• _Task description_
Reproduce exactly and only the lines running from the one with "What Plotly code" through the one with "mesopore_volume = [None, None, 0.25, 0.38, 0.28]", both end lines included.

• _Provided records_
○ ○ ○
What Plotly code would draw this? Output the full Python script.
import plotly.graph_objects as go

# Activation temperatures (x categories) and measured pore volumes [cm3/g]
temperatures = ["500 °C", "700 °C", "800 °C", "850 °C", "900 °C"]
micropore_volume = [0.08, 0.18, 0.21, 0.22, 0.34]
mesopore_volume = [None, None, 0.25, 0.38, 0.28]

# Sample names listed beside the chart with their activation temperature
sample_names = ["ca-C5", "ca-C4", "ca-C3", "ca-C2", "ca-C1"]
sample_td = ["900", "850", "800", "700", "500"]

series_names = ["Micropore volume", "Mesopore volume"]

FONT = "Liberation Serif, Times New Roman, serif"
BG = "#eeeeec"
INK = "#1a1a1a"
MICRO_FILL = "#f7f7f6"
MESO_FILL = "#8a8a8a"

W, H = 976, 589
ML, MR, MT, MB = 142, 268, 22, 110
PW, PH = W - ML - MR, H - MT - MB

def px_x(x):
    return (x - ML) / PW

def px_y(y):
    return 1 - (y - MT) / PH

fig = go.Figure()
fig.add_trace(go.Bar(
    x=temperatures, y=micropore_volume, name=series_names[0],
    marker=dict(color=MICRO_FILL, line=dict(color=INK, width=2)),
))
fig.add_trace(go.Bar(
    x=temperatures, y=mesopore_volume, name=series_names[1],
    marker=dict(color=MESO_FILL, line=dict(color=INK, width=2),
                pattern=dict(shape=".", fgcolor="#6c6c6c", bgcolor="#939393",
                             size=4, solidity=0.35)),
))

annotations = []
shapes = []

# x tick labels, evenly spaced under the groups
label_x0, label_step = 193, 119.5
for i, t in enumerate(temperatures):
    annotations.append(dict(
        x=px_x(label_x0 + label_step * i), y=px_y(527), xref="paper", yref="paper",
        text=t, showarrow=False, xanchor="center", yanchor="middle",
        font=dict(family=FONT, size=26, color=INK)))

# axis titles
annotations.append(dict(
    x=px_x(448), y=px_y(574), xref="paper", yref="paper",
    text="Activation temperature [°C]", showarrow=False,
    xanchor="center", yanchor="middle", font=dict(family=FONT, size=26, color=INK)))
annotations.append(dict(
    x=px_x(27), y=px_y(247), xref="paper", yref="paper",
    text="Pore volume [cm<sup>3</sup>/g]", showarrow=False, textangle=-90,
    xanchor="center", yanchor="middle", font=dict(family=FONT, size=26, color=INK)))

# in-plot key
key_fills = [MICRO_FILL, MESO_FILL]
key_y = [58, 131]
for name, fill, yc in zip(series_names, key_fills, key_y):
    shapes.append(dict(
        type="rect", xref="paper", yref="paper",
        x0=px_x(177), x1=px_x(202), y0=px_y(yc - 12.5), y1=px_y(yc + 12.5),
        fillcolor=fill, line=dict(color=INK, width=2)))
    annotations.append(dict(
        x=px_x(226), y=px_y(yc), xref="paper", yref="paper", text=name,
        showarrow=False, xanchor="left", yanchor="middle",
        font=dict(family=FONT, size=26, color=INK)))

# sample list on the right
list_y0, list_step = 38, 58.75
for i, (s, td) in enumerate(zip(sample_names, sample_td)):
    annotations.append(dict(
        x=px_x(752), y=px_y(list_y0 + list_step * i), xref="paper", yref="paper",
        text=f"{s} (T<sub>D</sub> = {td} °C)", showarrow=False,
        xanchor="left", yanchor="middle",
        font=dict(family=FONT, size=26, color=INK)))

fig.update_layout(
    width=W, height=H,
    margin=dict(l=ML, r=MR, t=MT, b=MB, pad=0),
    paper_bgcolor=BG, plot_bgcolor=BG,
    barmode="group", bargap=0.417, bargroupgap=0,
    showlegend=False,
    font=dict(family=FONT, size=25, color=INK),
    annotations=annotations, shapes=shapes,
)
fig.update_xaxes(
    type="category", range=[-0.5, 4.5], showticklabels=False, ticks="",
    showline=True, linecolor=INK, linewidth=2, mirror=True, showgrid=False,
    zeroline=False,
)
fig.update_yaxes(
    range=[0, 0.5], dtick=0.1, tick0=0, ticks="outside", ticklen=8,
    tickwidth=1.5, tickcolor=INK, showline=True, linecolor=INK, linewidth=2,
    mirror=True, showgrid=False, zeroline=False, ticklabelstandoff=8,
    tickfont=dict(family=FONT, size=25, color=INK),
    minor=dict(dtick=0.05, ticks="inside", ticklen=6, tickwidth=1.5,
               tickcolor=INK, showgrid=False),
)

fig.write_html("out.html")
○ ○ ○
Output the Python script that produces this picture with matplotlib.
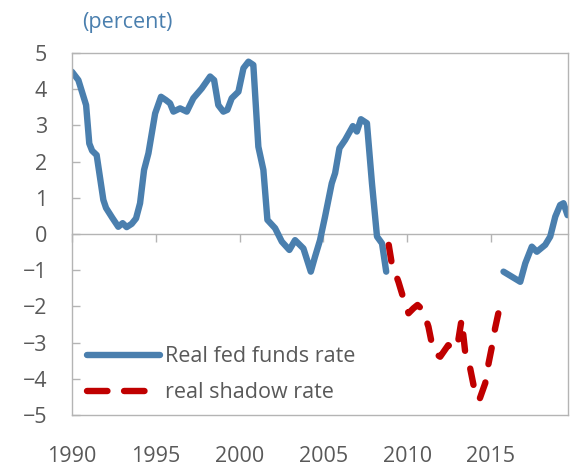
○ ○ ○
• _Correct answer_
What Plotly code would draw this? Output the full Python script.
import plotly.graph_objects as go

# Activation temperatures (x categories) and measured pore volumes [cm3/g]
temperatures = ["500 °C", "700 °C", "800 °C", "850 °C", "900 °C"]
micropore_volume = [0.08, 0.18, 0.21, 0.22, 0.34]
mesopore_volume = [None, None, 0.25, 0.38, 0.28]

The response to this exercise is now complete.